Singapore’s clarity in regulations allows companies to self-evaluate whether Singapore is suitable for them. The government provides support for fintech companies and grants for digital acceleration. Singapore also offers a strong support ecosystem, with three associations — Association of Crypto Currency Enterprises and Start-ups Singapore, Blockchain Association Singapore, and Singapore FinTech Association — that companies could join to improve the industry and provide regular feedback to regulators and government agencies. 

Singapore is taking a cautious, responsible and long-term approach that leverages crypto to better society. Singapore regulators are looking to cryptocurrencies and blockchains to provide real economic value, such as improving underlying processes of an existing activity or providing a more efficient solution to an existing problem. 

Rebuilding the industry 

Currently, many crypto companies are facing serious liquidity crises, job cuts and a hiring freeze. Mergers and acquisitions are taking place across the crypto industry, which is weeding out companies without strong fundamentals or products. For example, Goldman Sachs is looking to buy up distressed assets from cryptocurrency lender Celsius, while cryptocurrency exchange giant FTX is looking to acquire BlockFi. Mergers and acquisitions could also weed out bad actors in the crypto industry and channel capital to better projects. 

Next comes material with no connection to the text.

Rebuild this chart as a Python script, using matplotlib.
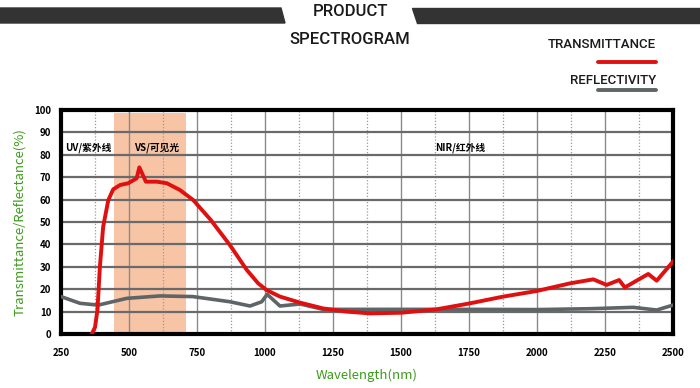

In rebuilding the crypto industry, some government authorities are rallying stakeholders to utilize different use cases of cryptocurrencies and blockchain to solve real-life problems, such as tokenization and cross-border settlements. Singapore is a prime example of a government that is keen to rebuild the industry and drive crypto development that delivers utility value. In fact, the Monetary Authority of Singapore (MAS) has partnered with private sector blockchain companies in Singapore and beyond to innovate with projects such as:

  • Project Guardian, which explores the economic potential and value-adding use cases of asset tokenization.
  • Project Ubin, which explores the use of blockchain and distributed ledger technology for clearing and settling payments and securities.
  • Project Dunbar, which proved that financial institutions could use central bank digital currency (CBDC) issued by participating central banks to transact directly with each other on a shared platform.
  • Bank of Ghana partnership, which is building a platform to allow decentralized credential verification. 

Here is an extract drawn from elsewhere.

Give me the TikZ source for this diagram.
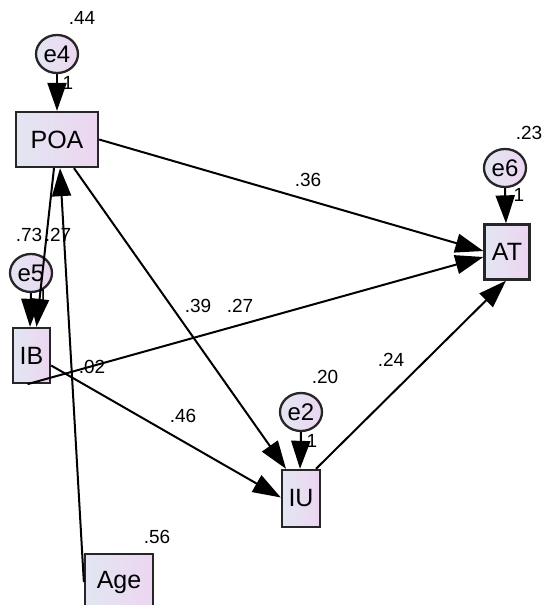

Singapore’s proven track record as a center for capital markets also offers crypto companies that survive the crypto winter better access to liquidity.

Reframing the crypto conversation

It’s prime time to reframe the narrative and goals around crypto from speculative gains to intrinsic value, and Singapore is leading the way with MAS chief fintech officer Sopnendu Mohanty asking how crypto projects are driving value.

Many Singaporean crypto companies are proving that crypto can be used to solve real-life problems. For example, there are Singaporean companies that embrace crypto as an alternative form of payment to help reduce settlement time and foreign transaction fees, and others aiming to solve blockchain platforms’ scalability problem.  

The crypto industry is in its nascent stage and holds enormous potential to make a positive impact on society, but stakeholders within the ecosystem have to actively commit toward a shared vision, revisiting the ways that they have previously approached crypto. 

With the right regulations and incentives in place, Singapore could guide the 600-plus blockchain companies headquartered in Southeast Asia to leverage their collective strength and develop products to address issues like interoperability, cross-chain compatibility and tokens stability. Singapore is the ideal place to rebuild a responsible crypto industry. The country has a strong foundation of developing a responsible and innovative crypto ecosystem, and in its latest report, MAS is seeking industry feedback to further safeguard consumer interests. It is driving a shared vision of developing the crypto industry as a way to improve society, starting with crypto projects that offer economic value, financial inclusion and utility for the betterment of society.